Plaintiff's contentions fail to raise an issue of fact. While Plaintiff's counsel alleges that Plaintiff "did not know what he was signing at the time," a party is obligated to read a document before he or she signs it, and one cannot later avoid the effects of a release upon the ground that he or she did not read or understand its contents (see Touloumis v. Chalem, 156 AD2d 230, 232-33 [1st Dept. 1989]). Importantly, Plaintiff here does not state whether or not he actually read the Release before signing it, and he does not allege that he misunderstood its clear and unambiguous terms. Despite the fact that his injuries were never discussed, Plaintiff does not allege that he was unaware of the extent of those injuries, nor does he claim that he was afforded little time for investigation or deliberation before signing the Release. Accordingly, Plaintiff fails to raise an issue of fact as to whether or not the release was "fairly and knowingly made" or was procured through unfair circumstances or overreaching (see Flusserova v. Schnabel, 92 AD3d 464, 465 [1st Dept. 2012]). Plaintiff may not now obviate the unambiguous terms of the Release by relying on his unilateral mistaken belief that it only concerned the forgiveness of rent arrears and his move into a new apartment (see Koster v. Ketchum Communications, 204 AD2d 280 [2nd Dept. 1994]). Plaintiff does not claim that he reasonably relied on any alleged misrepresentations from Defendants before signing the Release, and he does not claim that Defendants prevented him from asking about its terms and conditions, which were clearly stated in plain language. In any event, where, as here, a party "has the means to discover the true nature of the transaction by the exercise of ordinary intelligence, and fails to make use of those means," he or she cannot establish that reliance on misrepresentations was reasonable (see Arfa [*4]v. Zamir, 76 AD3d 56, 60 [1st Dept. 2010][internal quotations omitted]). The mere fact that the Release appears to be on a pre-printed form does not raise triable issues of fact. Accordingly, Defendants' motion for summary judgment is granted.

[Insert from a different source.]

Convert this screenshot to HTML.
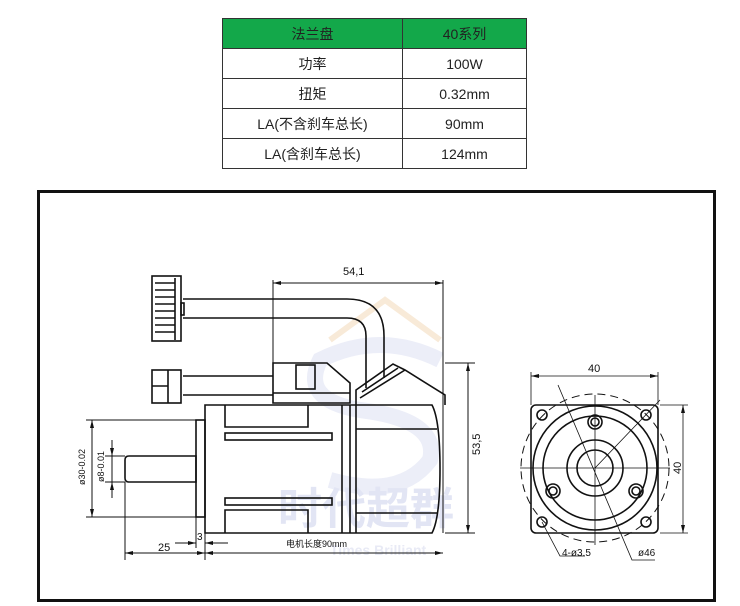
<!DOCTYPE html>
<html><head><meta charset="utf-8"><style>
body{margin:0;width:740px;height:606px;background:#fff;overflow:hidden;font-family:"Liberation Sans","Noto Sans CJK SC",sans-serif}
table{position:absolute;left:222px;top:18px;border-collapse:collapse;font-size:14px;color:#222}
td{border:1px solid #333;height:29px;text-align:center;padding:0}
</style></head><body>
<table>
<tr style="background:#13a84a"><td style="width:179px">法兰盘</td><td style="width:123px">40系列</td></tr>
<tr><td>功率</td><td>100W</td></tr>
<tr><td>扭矩</td><td>0.32mm</td></tr>
<tr><td>LA(不含刹车总长)</td><td>90mm</td></tr>
<tr><td>LA(含刹车总长)</td><td>124mm</td></tr>
</table>
<svg width="740" height="606" style="position:absolute;left:0;top:0" font-family="Liberation Sans, Noto Sans CJK SC, sans-serif">
<rect x="38.5" y="191.5" width="676" height="409" fill="none" stroke="#111" stroke-width="3"/>
<!-- watermark -->
<path d="M330 340 L385 300 L440 340" fill="none" stroke="#f8ead8" stroke-width="6"/>
<path d="M440 360 Q380 330 320 360 Q300 400 360 410 Q440 420 430 460 Q400 500 330 480" fill="none" stroke="#eceef8" stroke-width="16"/>
<text x="278" y="524" font-size="44" font-weight="bold" fill="#e2e5f4">时代超群</text>
<text x="330" y="555" font-size="14" font-weight="bold" fill="#e8eaf5">Times Brilliant</text>
<g fill="none" stroke="#111" stroke-width="1.6">
<!-- knurled connector -->
<rect x="152" y="276" width="29" height="65"/>
<path d="M155 283h20M155 290h20M155 297h20M155 304h20M155 311h20M155 318h20M155 325h20M155 332h20M175 278v62"/>
<path d="M183 299H347Q384 299 384 336V378M183 318H347Q366 318 366 336V388"/>
<rect x="181" y="303" width="3" height="12"/>
<!-- small connector -->
<rect x="152" y="370" width="29" height="33"/>
<path d="M168 370v33M152 386h16M183 376H273M183 395H273"/>
<!-- connector box -->
<path d="M273 403V363H327L350 383V403Z"/>
<rect x="296" y="365" width="19" height="24"/>
<path d="M273 393H350"/>
<!-- brake roof -->
<path d="M356 405V390L393 364L405 370L445 395V405"/>
<path d="M362 392L398 368M405 370L360 398"/>
<!-- body -->
<path d="M205 405H432Q440 420 440 469Q440 518 432 533H205Z"/>
<rect x="196" y="420" width="9" height="97"/>
<path d="M125 460Q125 456 129 456H196V482H129Q125 482 125 478Z"/>
<path d="M342 405V533M350 405V533M356 405V533"/>
<path d="M225 405V427H308V405M225 533V510H308V533"/>
<rect x="225" y="433" width="107" height="7"/>
<rect x="225" y="498" width="107" height="7"/>
<path d="M356 429H437M356 513H437"/>
</g>
<g fill="none" stroke="#111" stroke-width="1">
<path d="M273 363V280M443 533V280M273 283H443M445 363H475M445 533H475M468 363V533"/>
<path d="M196 420H86M196 517H86M92 420V517M112 440V498M125 456H105M125 482H105"/>
<path d="M125 482V560M205 533V560M196 517V548M125 553H205M205 553H443M175 543H196M205 543H228"/>
</g>
<g fill="#111">
<path d="M273 283l8-2v4zM443 283l-8-2v4zM468 363l-2 8h4zM468 533l-2-8h4zM92 420l-2 8h4zM92 517l-2-8h4zM112 456l-2-8h4zM112 482l-2 8h4zM125 553l8-2v4zM205 553l-8-2v4zM205 553l8-2v4zM443 553l-8-2v4zM196 543l-8-2v4zM205 543l8-2v4z"/>
</g>
<text x="343" y="275" font-size="11" fill="#111">54,1</text>
<text x="0" y="0" font-size="11" fill="#111" transform="translate(480,455) rotate(-90)">53,5</text>
<text x="0" y="0" font-size="9" fill="#111" transform="translate(85,485) rotate(-90)">ø30-0.02</text>
<text x="0" y="0" font-size="9" fill="#111" transform="translate(104,482) rotate(-90)">ø8-0.01</text>
<text x="158" y="551" font-size="11" fill="#111">25</text>
<text x="197" y="540" font-size="10" fill="#111">3</text>
<text x="286" y="547" font-size="9" fill="#111">电机长度90mm</text>
<!-- end view -->
<g fill="none" stroke="#111" stroke-width="1.6">
<rect x="531" y="405" width="127" height="128" rx="5"/>
<circle cx="595" cy="468" r="62"/><circle cx="595" cy="468" r="52"/>
<circle cx="595" cy="468" r="28"/><circle cx="595" cy="468" r="18"/>
<circle cx="542" cy="415" r="5"/><circle cx="646" cy="415" r="5"/>
<circle cx="542" cy="522" r="5"/><circle cx="646" cy="522" r="5"/>
<circle cx="595" cy="422" r="7"/><circle cx="595" cy="422" r="4"/>
<circle cx="553" cy="491" r="7"/><circle cx="553" cy="491" r="4"/>
<circle cx="636" cy="491" r="7"/><circle cx="636" cy="491" r="4"/>
</g>
<circle cx="595" cy="468" r="74" fill="none" stroke="#111" stroke-dasharray="8,5"/>
<g fill="none" stroke="#111" stroke-width="0.8">
<path d="M520 468H670M595 395V545M558 385L632 560H655M595 468L660 400M542 522L560 556H585"/>
<path d="M531 405V372M658 405V372M531 376H658M660 405H688M660 533H688M683 405V533"/>
</g>
<g fill="#111"><path d="M531 376l8-2v4zM658 376l-8-2v4zM683 405l-2 8h4zM683 533l-2-8h4z"/></g>
<text x="588" y="372" font-size="11" fill="#111">40</text>
<text x="0" y="0" font-size="11" fill="#111" transform="translate(681,474) rotate(-90)">40</text>
<text x="562" y="556" font-size="10" fill="#111">4-ø3.5</text>
<text x="638" y="556" font-size="10" fill="#111">ø46</text>
</svg>
</body></html>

That branch of Defendants' motion seeking costs and sanctions is denied. Conduct is "frivolous" within the meaning of the 22 NYCRR 130-1.1 if: (1) it is completely without merit in law and cannot be supported by a reasonable argument for an extension, modification or reversal of existing law; (2) it is undertaken primarily to delay or prolong the resolution of the litigation, or to harass or maliciously injure another; or (3) it asserts material factual statements that are false. The statute further provides: In determining whether the conduct undertaken was frivolous, the court shall consider, among other issues, (1) the circumstances under which the conduct took place, including the time available for investigating the legal or factual basis of the conduct, and (2) whether or not the conduct was continued when its lack of legal or factual basis was apparent, should have been apparent, or was brought to the attention of counsel or the party.

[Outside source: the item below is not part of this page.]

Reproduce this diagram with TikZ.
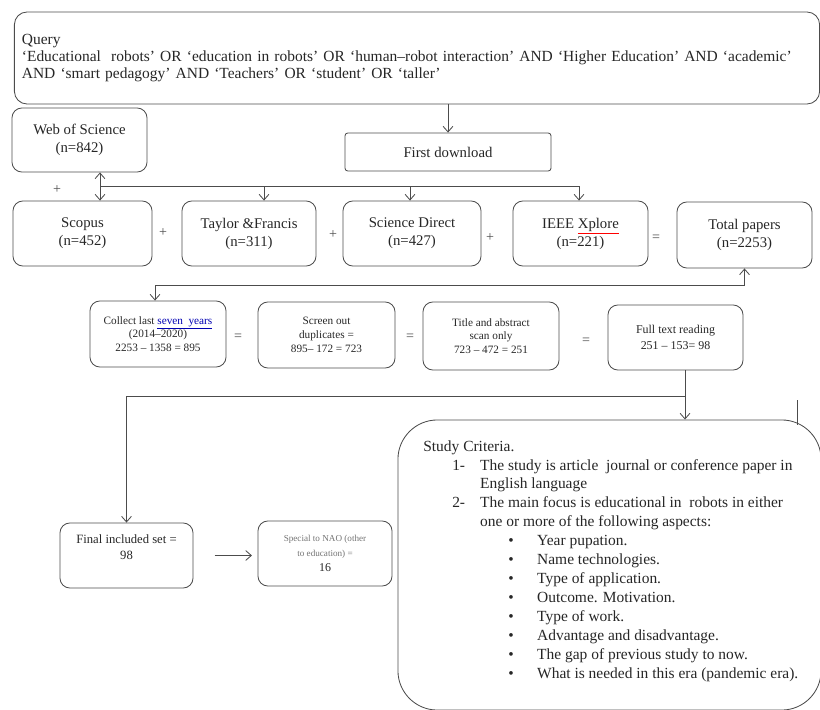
\documentclass[tikz,border=0pt]{standalone}
\usepackage{fontspec}
\setmainfont{Liberation Serif}
\usepackage{tikz}
\usetikzlibrary{shapes.geometric, arrows.meta, positioning, calc}
\tikzstyle{arrow} = [line width=0.6pt, draw=black!70, -{Straight Barb[length=4pt,width=7pt]}]
\newcommand{\critnum}[2]{\hspace*{20.6pt}\makebox[19.9pt][l]{#1}#2}
\newcommand{\critbullet}[1]{\hspace*{60.5pt}\makebox[20.5pt][l]{\textbullet}#1}

\begin{document}
\begin{tikzpicture}[
    x=0.025cm, y=-0.025cm,
    box/.style={draw=black!70, line width=0.6pt, rounded corners=7pt, align=center, inner sep=2pt, text=black!85},
    dbbox/.style={box, minimum width=3.4cm, minimum height=1.625cm, font=\fontsize{10.5}{12.8}\selectfont},
    stagebox/.style={box, minimum width=3.4cm, minimum height=1.65cm, font=\fontsize{8}{9.8}\selectfont},
    sign/.style={font=\fontsize{10}{12}\selectfont, text=black!70, inner sep=0pt},
    line/.style={line width=0.6pt, draw=black!70}
  ]
  \useasboundingbox (0,0) rectangle (820,709);

  % Query
  \node (query) [box, rounded corners=9pt, minimum width=20.125cm, minimum height=2.3cm, text width=19.75cm, align=left, font=\fontsize{11}{11.8}\selectfont] at (417,58) {Query\\`Educational\ \ robots' OR `education in robots' OR `human–robot interaction' AND `Higher Education' AND `academic'\\AND `smart pedagogy' AND `Teachers' OR `student' OR `taller'};

  % Databases
  \node (wos) [dbbox, minimum width=3.375cm, minimum height=1.6cm] at (79.5,140) {Web of Science\\(n=842)};
  \node (download) [box, rounded corners=2pt, minimum width=5.15cm, minimum height=0.95cm, font=\fontsize{10.5}{12.8}\selectfont] at (448,152) {First download};
  \node (scopus) [dbbox, minimum width=3.475cm] at (82.5,233.5) {Scopus\\(n=452)};
  \node (tandf) [dbbox, minimum width=3.35cm] at (249,233.5) {Taylor \&Francis\\(n=311)};
  \node (sdirect) [dbbox, minimum width=3.45cm] at (412,233.5) {Science Direct\\(n=427)};
  \node (ieee) [dbbox, minimum width=3.375cm] at (580.5,233.5) {IEEE {\color{red}\underline{\textcolor{black!85}{Xplore}}}\\(n=221)};
  \node (total) [dbbox, minimum width=3.375cm, minimum height=1.65cm] at (744.5,235) {Total papers\\(n=2253)};

  \node (plus_wos) [sign] at (57,190) {+};
  \node (plus_a) [sign] at (163,233) {+};
  \node (plus_b) [sign] at (333,235) {+};
  \node (plus_c) [sign] at (490,238) {+};
  \node (eq_total) [sign] at (656,238) {=};

  % Arrows for databases
  \draw [arrow] (download.north |- query.south) -- (download.north);
  \coordinate (bus_l) at (100,186);
  \coordinate (bus_tf) at (264,186);
  \coordinate (bus_sd) at (410,186);
  \coordinate (bus_r) at (579,186);
  \draw [line] (bus_l) -- (bus_r);
  \draw [arrow] (bus_l) -- (bus_l |- wos.south);
  \draw [arrow] (bus_l) -- (bus_l |- scopus.north);
  \draw [arrow] (bus_tf) -- (bus_tf |- tandf.north);
  \draw [arrow] (bus_sd) -- (bus_sd |- sdirect.north);
  \draw [arrow] (bus_r) -- (bus_r |- ieee.north);

  % Screening
  \node (collect) [stagebox] at (158,334) {Collect last {\color{blue!70!black}\underline{seven\ \ years}}\\(2014–2020)\\2253 – 1358 = 895};
  \node (screen) [stagebox, minimum width=3.425cm] at (326.5,335) {Screen out\\duplicates =\\895– 172 = 723};
  \node (title) [stagebox, minimum height=1.7cm] at (491,336) {Title and abstract\\scan only\\723 – 472 = 251};
  \node (fulltext) [stagebox, minimum width=3.375cm, minimum height=1.625cm, font=\fontsize{8.5}{11}\selectfont] at (675.5,337.5) {Full text reading\\251 – 153= 98};

  \node (eq_a) [sign] at (238,337) {=};
  \node (eq_b) [sign] at (410,337) {=};
  \node (eq_c) [sign] at (586,341) {=};

  \coordinate (bus2_l) at (155,285);
  \draw [line] (bus2_l) -- (bus2_l -| total.south);
  \draw [arrow] (bus2_l -| total.south) -- (total.south);
  \draw [arrow] (bus2_l) -- (bus2_l |- collect.north);

  % Results
  \node (final) [box, minimum width=3.325cm, minimum height=1.625cm, font=\fontsize{9}{12}\selectfont] at (126.5,555.5) {Final included set =\\98\\\mbox{}};
  \node (special) [box, minimum width=3.35cm, minimum height=1.625cm, font=\fontsize{6.5}{10.5}\selectfont, text=black!55] at (325,553.5) {Special to NAO (other\\to education) =\\{\fontsize{8.5}{10.5}\selectfont\color{black!85}16}};
  \node (study) [box, rounded corners=28pt, minimum width=10.575cm, minimum height=7.25cm] at (609.5,565) {};
  \node (criteria) [anchor=north west, align=left, inner sep=0pt, text=black!85, font=\fontsize{11}{13.5}\selectfont] at (423,440) {Study Criteria.\\
    \critnum{1-}{The study is article\ \ journal or conference paper in}\\
    \hspace*{40.5pt}English language\\
    \critnum{2-}{The main focus is educational in\ \ robots in either}\\
    \hspace*{40.5pt}one or more of the following aspects:\\
    \critbullet{Year pupation.}\\
    \critbullet{Name technologies.}\\
    \critbullet{Type of application.}\\
    \critbullet{Outcome. Motivation.}\\
    \critbullet{Type of work.}\\
    \critbullet{Advantage and disadvantage.}\\
    \critbullet{The gap of previous study to now.}\\
    \critbullet{What is needed in this era (pandemic era).}};

  % Arrows for results
  \coordinate (split) at (685,396);
  \draw [line] (split |- fulltext.south) -- (split);
  \draw [arrow] (split) -- (split |- study.north);
  \draw [arrow] (split) -| (final.north);
  \draw [arrow, shorten <=15pt, shorten >=4pt] (final.east) -- (final.east -| special.west);
  \draw [line] (797,400) -- (797,425);
\end{tikzpicture}
\end{document}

In this matter, the imposition of sanctions against Plaintiff is not warranted. Plaintiff's contentions in opposition to summary judgment concerning the enforceability of the Release are not "completely without merit in law" or otherwise unsupportable, and thus Plaintiff did not engage in any "frivolous" conduct.

III. Conclusion

Accordingly, it is hereby

ORDERED, that Defendants' motion for summary judgment is granted, and Plaintiff's complaint is dismissed with prejudice, and it is further,

ORDERED, that Defendants' motion for costs and sanctions pursuant to 22 NYCRR 130-1.1 is denied.



Dated: March 28, 2018

Hon. Mary Ann Brigantti, J.S.C. Footnotes

Footnote 1:Plaintiff's allegedly untimely opposition papers will be considered because Defendants were able to submit an affirmation in reply.